Helping the poor move out of poverty
also means that there is an attempt to close the widening
income gap between the rich and the poor. What should governments
do to deal with the challenge of inequality?
Inequality is a real issue but less important than may appear,
for two reasons. First, the causes are not well understood.
We do not know why inequality is rising. Some scholars find
that the trend is related to the decline of labour unions,
to the rising payoffs to higher education, and to a lesser
degree, to growing trade and immigration, but these factors
account for only part of the trend. Second, concern about
inequality is mostly confined to academics. The ordinary person
cares less about it and, as a consequence, politicians do
not grant it much attention. A more pressing concern among
ordinary Americans is whether they can secure a job and get
ahead on their own. They are not particularly offended by
the rich.
There appears to be greater political concern
about inequality in Europe than there is in the US. This seems
to be the case in Singapore as well. The political class in
Singapore is concerned about inequality in a way that is not
true in the US. Here the problem is a more serious political
question.
If governments choose to tackle this problem,
it is clear that one reason for growing inequality is disorganisation
at the bottom of society and falling work levels among the
poor.

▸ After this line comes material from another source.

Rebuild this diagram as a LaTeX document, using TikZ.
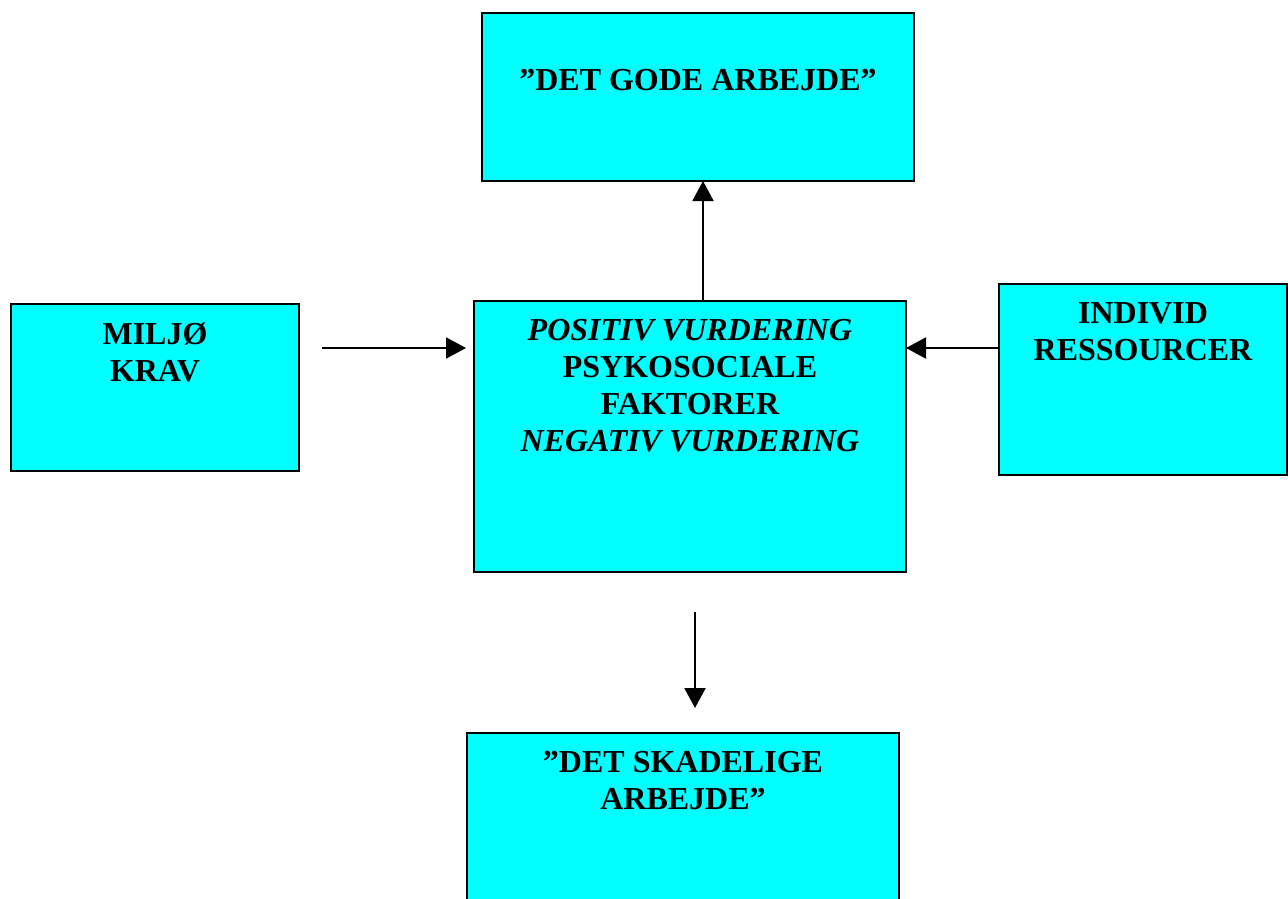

Welfare reforms and other efforts can help to raise
work levels at the bottom. In the 1990s, the massive increase
in earnings among the low-income as a result of welfare reform
did slow trends toward inequality considerably. In fact, measures
like this might even reverse the trends and reduce inequality.
Hence, getting the lower-income population to work more steadily
is the best thing governments can do to retard inequality.
Does making welfare recipients work
for a reward facilitate upward mobility, for example, through
increased earnings? Are there also other benefits or costs
of working that should be taken into consideration?
Work does to some extent translate into social mobility. Recipients
who go to work typically experience some gains in income.
That gain is less, admittedly, in states paying high welfare
benefits, as the recipients lose more income when they leave
welfare for work. But even in these states they are generally
better off than they were before, at least in terms of income.